Robert Beckford is a professor of something at the University of Birmingham. He is one of those types of professors, "then the posters on the walls of Robert Beckford's office...Malcolm X, Muhammad Ali and the US preacher Bishop Noel Jones loom behind his desk. As symbols of black struggle, black power and the black church, they provide a fitting backdrop for the lecturer in African diasporan religions and cultures." During the discussion it was clear that Beckford is incapable of distinguishing the difference between race and culture. As an English speaker at an English university using, I assume, Western methods of historiography, he complains that "my culture was stolen." When Ferguson disagreed with his White Devil Theory of history Beckford became indignant.

Linda Colley is another British historian and was generally sensible, occupying a middle position between the Leftists and Ferguson.

Priya Gopal provided the most entertainment value. She is not a historian but your typical, trendy English professor of "Post-Colonial" studies. Her latest book is Literary Radicalism in India: Gender, Nation and the Transition to Independence and she is editing a tome titled After Iraq: Reframing Postcolonial Studies. Ferguson called Bullshit on Gopal's depiction of pre-British India as utopia. Gopal doesn't mention suttee or caste in her "history" of India before the White Devil arrived. Early in the program she accused Ferguson of "crude" and "lazy" thinking for daring to disagree with her. Gopal also forgets the joys of the Mughal Empire and the Arab/Moslem slave trade. When pressed the Leftist fall back position was slavery and empire weren't that bad until Europeans arrived and messed up a good thing.

The Leftists also, willfully, confuse 17th and 18th century mercantilism with contemporary capitalism. Of course, globalization is another bogeyman of neo-colonialism. Beckford and Gopal were really hating it every time Feguson mentioned the existence of non-Western empires. The various Moslem empires of the last 1400 years get a free pass. Nor are the depredations of the Javanese Empire in Western New Guinea brought up. Gopal also had the nerve to blame the last sixty years of violence between Hindus and Moslems on the sub-continent on the British.

In the context of "asking whether the twenty-first century will see the birth of new empires" there was no mention of the obvious. That is the revival of one of the oldest empires in history.
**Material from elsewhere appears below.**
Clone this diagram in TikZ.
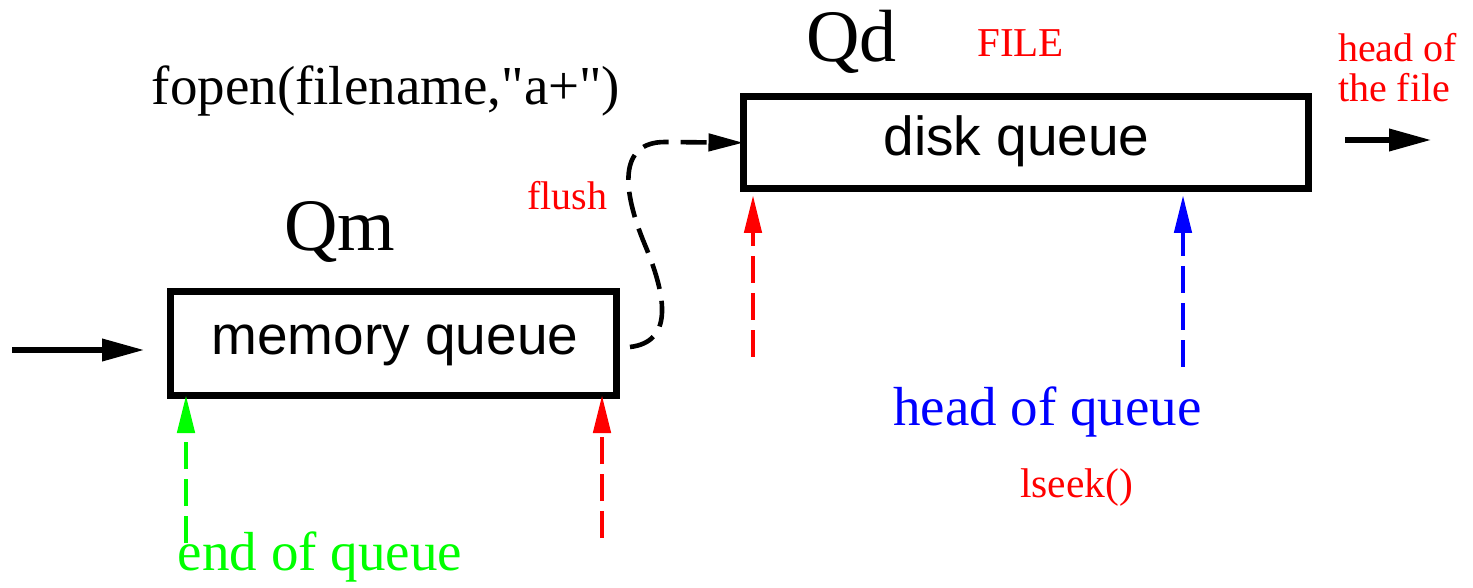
\documentclass[tikz,border=0pt]{standalone}
\usepackage{fontspec}
\setmainfont{Liberation Serif}
\setsansfont{Liberation Sans}
\newfontfamily\plainserif{Liberation Serif}[Ligatures=TeXOff]
\usetikzlibrary{arrows.meta}
\definecolor{pred}{RGB}{255,0,0}
\definecolor{pgreen}{RGB}{0,255,0}
\definecolor{pblue}{RGB}{0,0,255}
\begin{document}
\begin{tikzpicture}[x=0.5pt,y=-0.5pt,
  qbox/.style={draw=black,line width=3.5pt,minimum width=#1,inner sep=0pt,outer sep=0pt},
  txt/.style={inner sep=0pt,outer sep=0pt,anchor=base},
  fat/.style={line width=3.4pt,-{Triangle[length=21.5pt,width=10.5pt]}},
  ptr/.style={line width=2.3pt,dash pattern=on 13.5pt off 5pt,-{Triangle[length=19pt,width=8.5pt]}},
  flushline/.style={line width=2.3pt,dash pattern=on 13pt off 6pt,-{Triangle[length=17.5pt,width=8.5pt]}}
]
\useasboundingbox (0,0) rectangle (1473,588);
% boxes
\node[qbox=223.25pt,minimum height=51.75pt] (mem) at (393.25,343.25) {};
\node[qbox=282.25pt,minimum height=46.25pt] (disk) at (1025.75,142.75) {};
% texts
\node[txt,font=\sffamily\fontsize{27.5}{30}\selectfont] (memt) at (395,355) {memory queue};
\node[txt,font=\sffamily\fontsize{27.5}{30}\selectfont] (diskt) at (1016.5,156) {disk queue};
\node[txt,font=\fontsize{37}{40}\selectfont] (qm) at (340,251) {Qm};
\node[txt,font=\fontsize{37}{40}\selectfont] (qd) at (851.5,62) {Qd};
\node[txt,font=\fontsize{20.5}{22}\selectfont,text=pred] (file) at (1020.5,57) {FILE};
\node[txt,font=\plainserif\fontsize{27.5}{30}\selectfont] (fopen) at (386,105) {fopen(filename,"a+")};
\node[txt,anchor=base west,font=\fontsize{20}{20}\selectfont,text=pred] (hf1) at (1338,62) {head of};
\node[txt,anchor=base west,font=\fontsize{20}{20}\selectfont,text=pred] (hf2) at (1338,102) {the file};
\node[txt,font=\fontsize{20}{22}\selectfont,text=pred] (flush) at (567,210) {flush};
\node[txt,font=\fontsize{27.5}{30}\selectfont,text=pblue] (hq) at (1047.5,425) {head of queue};
\node[txt,font=\fontsize{20.75}{22}\selectfont,text=pred] (lseek) at (1076.5,497) {lseek()};
\node[txt,font=\fontsize{27.5}{30}\selectfont,text=pgreen] (eq) at (320,570) {end of queue};
% free ends
\coordinate (inA) at (12,350);
\coordinate (outA) at (1432,140);
\coordinate (gA) at (186,543);
\coordinate (rA) at (602,538);
\coordinate (rB) at (753,357);
\coordinate (bA) at (1183,367);
\coordinate (fA) at (630,347);
% arrows
\draw[fat,shorten >=12.5pt] (inA) -- (inA -| mem.west);
\draw[fat,shorten <=18.5pt] (outA -| disk.east) -- (outA);
\draw[ptr,pgreen] (gA) -- (gA |- mem.south);
\draw[ptr,pred] (rA) -- (rA |- mem.south);
\draw[ptr,pred,shorten >=3pt] (rB) -- (rB |- disk.south);
\draw[ptr,pblue,shorten >=3pt] (bA) -- (bA |- disk.south);
\draw[flushline] (fA) .. controls (672,342) and (668,300) .. (645,245)
  .. controls (622,190) and (618,142) .. (665,142) -- (disk.west);
\end{tikzpicture}
\end{document}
Demonstrating how academic Leftists are not used to hearing ideas they disagree with, Gopal wrote an open letter to the BBC whining about the meanness of it all. What's funny is that she chose a Leninist website in which to air her views. I wasn't aware that Marxist-Leninism was an indigenous Indian philosophy.

Crossposted at The Dougout.

1 comment:

Anonymous said...

Yes, there were excesses and some atrocities and insurrections during the British Raj. But the Raj was far less bloody than what came before and immediately after.

There were never much more than a hundred thousand Britons in India, ruling millions of Hindus.

This could not have been done without the tacit consent of the governed, the reason being that the Hindus preferred the Raj to the Muslim rule that had preceded it.

After centuries of dhimmitude under the Muslims, the Raj gave the Hindus a chance to recover their cultural identity and eventually become confident enough to demand nationhood and independence.

When Gandhi kicked the British out, he did so by non-violence and occupying the moral high ground. It is unlikely that these tactics would have worked against more ruthless and amoral imperialists, such as Nazis or Muslims.